Qu’est-ce que
« l’apprentissage profond »
Patrick Drouin
Linguiste et terminologue
Professeur titulaire, Université de Montréal
L’apprentissage profond, (deep learning) fait partie d’une famille plus large de méthodes d’apprentissage automatique basées sur des réseaux de neurones artificiels. Geoffrey Hinton, de l’Université de Toronto, a inventé le terme «deep learning» en 2006. Ensuite, les médias et les réseaux sociaux s’en sont emparés. L’apprentissage profond est en quelque sorte la nouvelle image de marque des réseaux de neurones.

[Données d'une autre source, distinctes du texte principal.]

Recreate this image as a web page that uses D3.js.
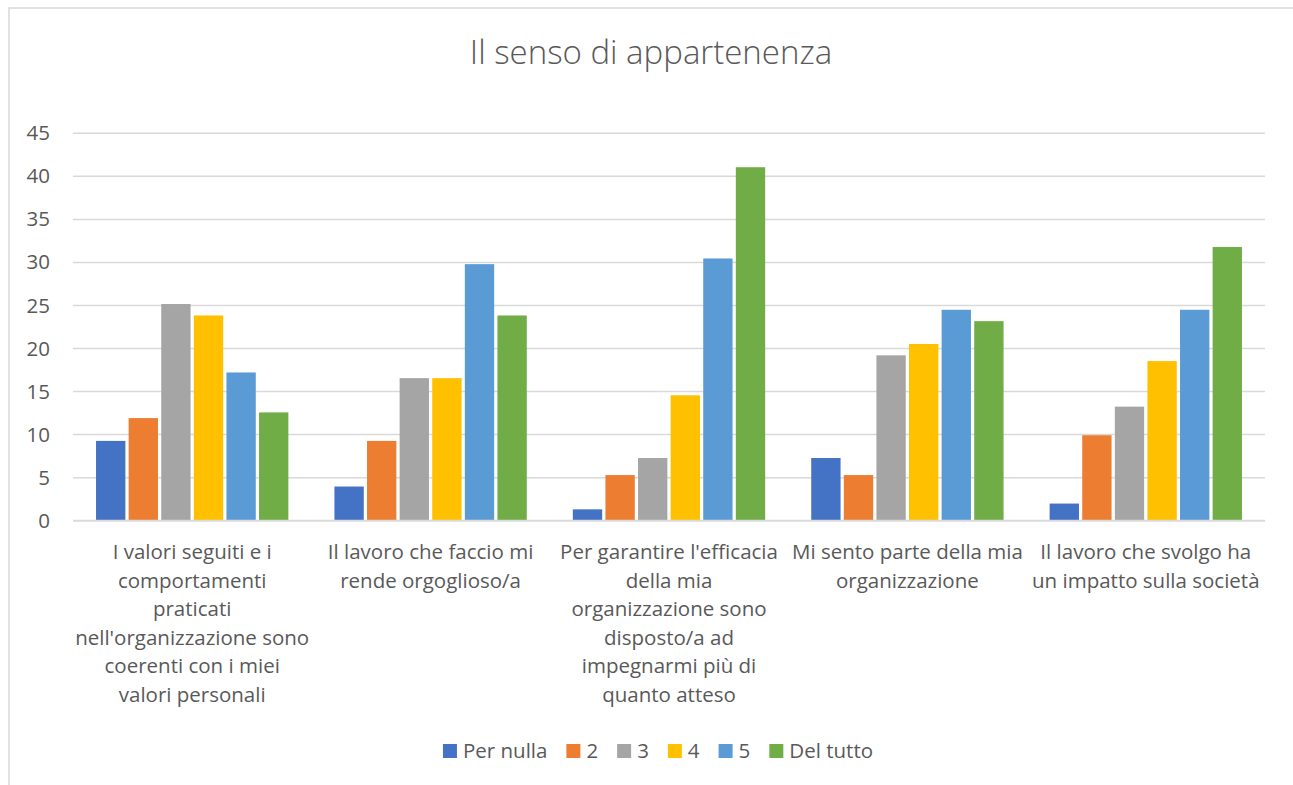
<!DOCTYPE html>
<html>
<head>
<meta charset="utf-8">
<script src="https://cdn.jsdelivr.net/npm/d3@7"></script>
<style>
  html, body { margin: 0; padding: 0; background: #fff; }
  svg { display: block; }
  text { font-family: "Open Sans", "Noto Sans", sans-serif; fill: #595959; }
</style>
</head>
<body>
<svg id="chart" width="1293" height="785"></svg>
<script>
// ---- data ----
const title = "Il senso di appartenenza";
const categories = [
  "I valori seguiti e i comportamenti praticati nell'organizzazione sono coerenti con i miei valori personali",
  "Il lavoro che faccio mi rende orgoglioso/a",
  "Per garantire l'efficacia della mia organizzazione sono disposto/a ad impegnarmi più di quanto atteso",
  "Mi sento parte della mia organizzazione",
  "Il lavoro che svolgo ha un impatto sulla società"
];
const categoryLines = [
  ["I valori seguiti e i", "comportamenti", "praticati", "nell'organizzazione sono", "coerenti con i miei", "valori personali"],
  ["Il lavoro che faccio mi", "rende orgoglioso/a"],
  ["Per garantire l'efficacia", "della mia", "organizzazione sono", "disposto/a ad", "impegnarmi più di", "quanto atteso"],
  ["Mi sento parte della mia", "organizzazione"],
  ["Il lavoro che svolgo ha", "un impatto sulla società"]
];
const seriesNames = ["Per nulla", "2", "3", "4", "5", "Del tutto"];
const perNulla = [9.27, 3.97, 1.32, 7.28, 1.99];
const s2 = [11.92, 9.27, 5.30, 5.30, 9.93];
const s3 = [25.17, 16.56, 7.28, 19.21, 13.25];
const s4 = [23.84, 16.56, 14.57, 20.53, 18.54];
const s5 = [17.22, 29.80, 30.46, 24.50, 24.50];
const delTutto = [12.58, 23.84, 41.06, 23.18, 31.79];
const seriesValues = [perNulla, s2, s3, s4, s5, delTutto];
const yTicks = [0, 5, 10, 15, 20, 25, 30, 35, 40, 45];
const colors = ["#4472C4", "#ED7D31", "#A5A5A5", "#FFC000", "#5B9BD5", "#70AD47"];

// ---- layout ----
const svg = d3.select("#chart");
const plotLeft = 73, plotRight = 1265, plotTop = 133.3, plotBottom = 520.7;

// chart frame
svg.append("rect")
  .attr("x", 9).attr("y", 8).attr("width", 1400).attr("height", 900)
  .attr("fill", "#fff").attr("stroke", "#d9d9d9").attr("stroke-width", 1.5);

// title
svg.append("text")
  .attr("x", 651).attr("y", 64)
  .attr("text-anchor", "middle")
  .style("font-size", "33px").style("font-weight", 300)
  .text(title);

const x0 = d3.scaleBand().domain(d3.range(categories.length)).range([plotLeft, plotRight]).padding(0);
const bw = x0.bandwidth();
const inset = bw * 0.0966;
const x1 = d3.scaleBand().domain(d3.range(seriesNames.length)).range([inset, bw - inset]).paddingInner(0.1).paddingOuter(0);
const y = d3.scaleLinear().domain([0, 45]).range([plotBottom, plotTop]);

// gridlines
svg.append("g").selectAll("line").data(yTicks).join("line")
  .attr("x1", plotLeft).attr("x2", plotRight)
  .attr("y1", d => y(d)).attr("y2", d => y(d))
  .attr("stroke", "#d9d9d9").attr("stroke-width", 1.5);

// y axis labels via d3 axis
const yAxis = d3.axisLeft(y).tickValues(yTicks).tickSize(0).tickPadding(0);
const gy = svg.append("g").attr("transform", `translate(50,0)`).call(yAxis);
gy.select(".domain").remove();
gy.selectAll("text").attr("x", 0).style("font-size", "20.5px").style("font-family", '"Open Sans", sans-serif').attr("fill", "#595959");

// bars
const groups = svg.append("g").selectAll("g").data(categories).join("g")
  .attr("transform", (d, i) => `translate(${x0(i)},0)`);
groups.selectAll("rect").data((d, i) => seriesValues.map((s, j) => ({ j, v: s[i] }))).join("rect")
  .attr("x", d => x1(d.j))
  .attr("width", x1.bandwidth())
  .attr("y", d => y(d.v))
  .attr("height", d => y(0) - y(d.v))
  .attr("fill", d => colors[d.j]);

// x axis line
svg.append("line")
  .attr("x1", plotLeft).attr("x2", plotRight)
  .attr("y1", y(0)).attr("y2", y(0))
  .attr("stroke", "#d9d9d9").attr("stroke-width", 1.8);

// category labels
const lab = svg.append("g").selectAll("text").data(categoryLines).join("text")
  .attr("text-anchor", "middle")
  .style("font-size", "20.5px");
lab.each(function (lines, i) {
  const t = d3.select(this);
  lines.forEach((ln, k) => {
    t.append("tspan").attr("x", x0(i) + bw / 2).attr("y", 559 + k * 28.6).text(ln);
  });
});

// legend
const legend = svg.append("g");
const items = legend.selectAll("g").data(seriesNames).join("g");
items.append("rect").attr("width", 14).attr("height", 14).attr("y", -7).attr("fill", (d, i) => colors[i]);
items.append("text").attr("x", 20).attr("y", 7).style("font-size", "20.5px").text(d => d);
let cx = 0;
items.each(function () {
  const g = d3.select(this);
  g.attr("transform", `translate(${cx},0)`);
  const w = g.select("text").node().getComputedTextLength();
  cx += 20 + w + 19;
});
const total = cx - 19;
legend.attr("transform", `translate(${658 - total / 2},751)`);
</script>
</body>
</html>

C’est un nom qui fait bien rêver…
Des architectures d’apprentissage profond, telles que réseaux de neurones profonds, réseaux récurrents, réseaux convolutifs, issus des travaux de Yann Lecun, et réseaux auto-attentifs (les fameux transformers) ont été appliquées à divers domaines tels que la vision par ordinateur, la reconnaissance de la parole, le traitement automatique de la langue, la reconnaissance audio, le filtrage des réseaux sociaux, la bioinformatique, la conception de médicaments, l’analyse d’images médicales et l’inspection des matériaux. Dans toutes ces activités, ils ont produit des résultats comparables, voire parfois supérieurs, à ceux d’experts humains.

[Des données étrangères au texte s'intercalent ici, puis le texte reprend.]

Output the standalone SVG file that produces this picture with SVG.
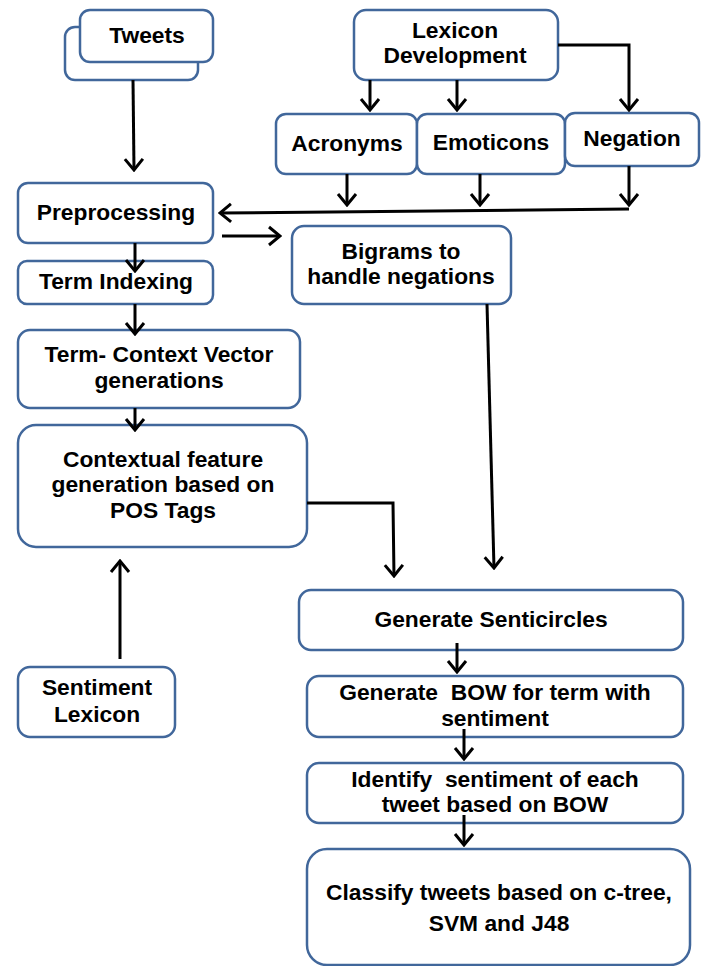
<svg xmlns="http://www.w3.org/2000/svg" width="704" height="966" viewBox="0 0 704 966">
<style>
.box{fill:#fff;stroke:#41679b;stroke-width:2.5}
.t{font-family:"Liberation Sans",Arial,sans-serif;font-weight:bold;font-size:22.8px;fill:#000;text-anchor:middle}
.c{fill:none;stroke:#000;stroke-width:3}
</style>
<defs>
<marker id="ah" markerUnits="userSpaceOnUse" viewBox="-14 -11 16 22" refX="0" refY="0" markerWidth="16" markerHeight="22" orient="auto">
<path d="M-11,-9 L0,0 L-11,9" fill="none" stroke="#000" stroke-width="3"/>
</marker>
</defs>
<rect width="704" height="966" fill="#fff"/>
<g id="tweets">
<rect class="box" x="65" y="27" width="133" height="53" rx="10"/>
<rect class="box" x="80" y="10" width="133" height="52" rx="10"/>
<text class="t" x="147" y="43">Tweets</text>
</g>
<g id="lexicon-development">
<rect class="box" x="354" y="10" width="204" height="70" rx="12"/>
<text class="t" x="455" y="38">Lexicon</text>
<text class="t" x="455" y="63">Development</text>
</g>
<g id="acronyms">
<rect class="box" x="276" y="114" width="141" height="60" rx="10"/>
<text class="t" x="347" y="151">Acronyms</text>
</g>
<g id="emoticons">
<rect class="box" x="417" y="114" width="148" height="60" rx="10"/>
<text class="t" x="491" y="150">Emoticons</text>
</g>
<g id="negation">
<rect class="box" x="565" y="113" width="134" height="53" rx="10"/>
<text class="t" x="632" y="146">Negation</text>
</g>
<g id="preprocessing">
<rect class="box" x="18" y="183" width="195" height="60" rx="10"/>
<text class="t" x="116" y="220">Preprocessing</text>
</g>
<g id="bigrams">
<rect class="box" x="292" y="226" width="219" height="78" rx="12"/>
<text class="t" x="401" y="259">Bigrams to</text>
<text class="t" x="401" y="284">handle negations</text>
</g>
<g id="term-indexing">
<rect class="box" x="18" y="261" width="195" height="43" rx="9"/>
<text class="t" x="116" y="289">Term Indexing</text>
</g>
<g id="term-context">
<rect class="box" x="18" y="330" width="282" height="78" rx="12"/>
<text class="t" x="159" y="362">Term- Context Vector</text>
<text class="t" x="159" y="388">generations</text>
</g>
<g id="contextual">
<rect class="box" x="18" y="425" width="289" height="122" rx="18"/>
<text class="t" x="163" y="467">Contextual feature</text>
<text class="t" x="163" y="492">generation based on</text>
<text class="t" x="163" y="518">POS Tags</text>
</g>
<g id="sentiment-lexicon">
<rect class="box" x="18" y="667" width="157" height="70" rx="12"/>
<text class="t" x="97" y="695">Sentiment</text>
<text class="t" x="97" y="722">Lexicon</text>
</g>
<g id="senticircles">
<rect class="box" x="299" y="590" width="384" height="60" rx="12"/>
<text class="t" x="491" y="627">Generate Senticircles</text>
</g>
<g id="generate-bow">
<rect class="box" x="307" y="676" width="376" height="61" rx="12"/>
<text class="t" x="495" y="700" xml:space="preserve">Generate  BOW for term with</text>
<text class="t" x="495" y="726">sentiment</text>
</g>
<g id="identify">
<rect class="box" x="307" y="763" width="376" height="60" rx="12"/>
<text class="t" x="495" y="787" xml:space="preserve">Identify  sentiment of each</text>
<text class="t" x="495" y="812">tweet based on BOW</text>
</g>
<g id="classify">
<rect class="box" x="307" y="849" width="383" height="116" rx="20"/>
<text class="t" x="499" y="900">Classify tweets based on c-tree,</text>
<text class="t" x="499" y="931">SVM and J48</text>
</g>
<g id="connectors">
<path class="c" d="M133,80 L134,170" marker-end="url(#ah)"/>
<path class="c" d="M370,80 L370,110" marker-end="url(#ah)"/>
<path class="c" d="M457,80 L457,110" marker-end="url(#ah)"/>
<path class="c" d="M558,45 L629,45 L629,110" marker-end="url(#ah)"/>
<path class="c" d="M347,174 L347,205" marker-end="url(#ah)"/>
<path class="c" d="M480,174 L480,205" marker-end="url(#ah)"/>
<path class="c" d="M629,166 L629,205" marker-end="url(#ah)"/>
<path class="c" d="M629,209 L220,213" marker-end="url(#ah)"/>
<path class="c" d="M222,236 L280,236" marker-end="url(#ah)"/>
<path class="c" d="M135,243 L135,271" marker-end="url(#ah)"/>
<path class="c" d="M135,304 L135,334" marker-end="url(#ah)"/>
<path class="c" d="M135,408 L135,430" marker-end="url(#ah)"/>
<path class="c" d="M307,503 L393,503 L394,576" marker-end="url(#ah)"/>
<path class="c" d="M487,304 L494,568" marker-end="url(#ah)"/>
<path class="c" d="M120,659 L120,561" marker-end="url(#ah)"/>
<path class="c" d="M457,643 L457,672" marker-end="url(#ah)"/>
<path class="c" d="M464,729 L464,759" marker-end="url(#ah)"/>
<path class="c" d="M464,815 L464,845" marker-end="url(#ah)"/>
</g>
</svg>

L’apprentissage profond a d’ailleurs permis à un ordinateur de vaincre un champion au jeu de Go, un jeu dont la complexité est extrêmement grande et d’atteindre une qualité qui s’approche de celle de l’humain dans le processus de traduction.
Claude Coulombe
Doctorat en intelligence artificielle
Conseiller scientifique, DataFranca
L’organisation typique d’un réseau de neurones, aussi appelée architecture multicouche, consiste en une superposition de couches de neurones (neuron layers). Le réseau à une seule couche cachée était la seule architecture de réseau de neurones que l’on savait entraîner efficacement jusque vers la fin des années 1990.
Le nombre de couches cachées définit la notion de profondeur d’un réseau de neurones. Techniquement, un réseau de neurones profond est un réseau qui comporte plus d’une couche cachée de neurones. C’est-à-dire, deux couches cachées ou davantage.

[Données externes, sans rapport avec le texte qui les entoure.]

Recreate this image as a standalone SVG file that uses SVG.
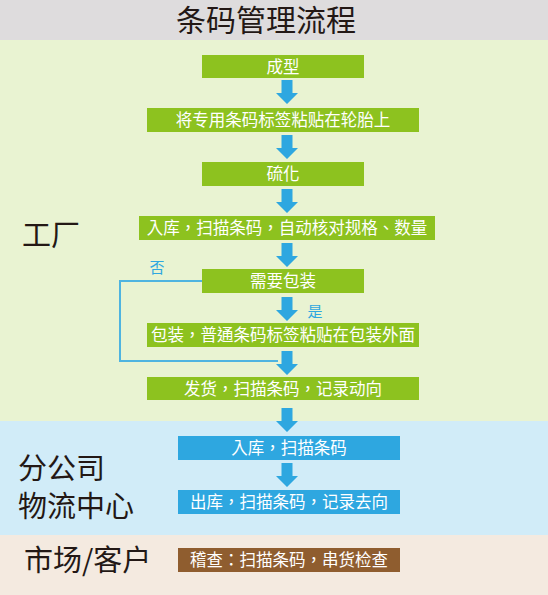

Un terme plus exact pour désigner l’apprentissage profond serait « apprentissage de représentations », ou encore « apprentissage hiérarchique ». Une représentation est un terme générique qui désigne l’état d’une réalité (une connaissance) au moyen de données.
D’un point de vue pratique, une couche de neurones reçoit une représentation en entrée qu’elle transforme pour produire une représentation en sortie.
Les représentations successives sont de complexité grandissante au fur et à mesure que l’on ajoute des couches au réseau. Par exemple, en vision artificielle, les premières couches apprennent à reconnaître des concepts visuels de base comme des points, des lignes, des contours, des taches, des textures. Les couches suivantes vont combiner ces concepts pour former des figures géométriques à la base de représentations plus complexes comme des yeux, des nez, des bouches pour finir en dernière couche avec la reconnaissance d’un visage.
Les dernières avancées technologiques, en termes d’architecture de réseau profond, reposent sur le mécanisme d’attention, plus précisément l’auto-attention, pour remplacer à la fois la récurrence et les convolutions. Plus connus sous le vocable « Transformers » emprunté au cinéma d’animation des années 80, les réseaux auto-attentifs sont issus des travaux pionniers du laboratoire MILA dirigé par Yoshua Bengio de l’Université de Montréal qui ont défini un premier mécanisme d’attention utilisé en traduction automatique neuronale.
Pour leurs travaux sur l’apprentissage profond, les chercheurs Geoffrey Hinton, Yann LeCun et Yoshua Bengio ont reçu le Prix Turing en 2018.